Flickr: RedCrossNewJersey

Some families across the state are getting new smoke alarms in their homes free of charge. As MPB's Alexis Ware reports, alarms are helping to reduce fire-related deaths. 


The Mississippi Fire Marshal is giving more than one thousand smoke alarms to families throughout the state. The  alarms are provided through Vision 20/20,  a nationwide program to encourage fire prevention. 

Commissioner of Insurance and State Fire Marshal Mike Chaney says properly working smoke alarms are crucial in preventing fire-related deaths. 

"A smoke alarm basically wakes you up. Most people in a fire death do not die from the fire itself, they die from inhalation of smoke. When you inhale two or three breaths of smoke which is a silent killer you can't breath. It's heavier than oxygen or air and stays in your lungs and you suffocate" 

There have been 16 fire-related deaths in 2017, ten of which were in buildings without operating smoke alarms.
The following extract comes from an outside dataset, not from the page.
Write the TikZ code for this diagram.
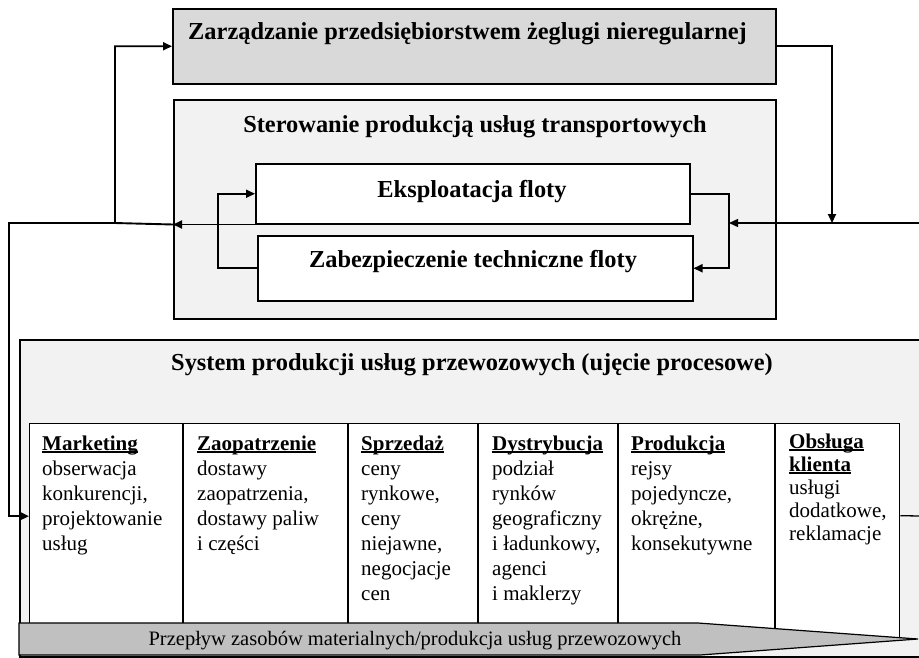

Chaney says in the past eight years, the number of those deaths has been reduced by nearly 36 percent. 

More than 300 alarms have already been distributed to fire departments in Brandon, Starkville and Oktibbeha County. 

Brandon Fire Chief Terry Wages says the program allows his department to inspect homes for more than just potential fire hazards. 

"There's a lot of things that we can catch on these home inspections not just fire. We may go into an elderly person's home and notice that their door going out to the backyard has a loose threshold. So, the community risk reduction program is designed to try to remove any possible hazards from within homes."

Chaney says the alarms the state is distributing have batteries that last for ten years.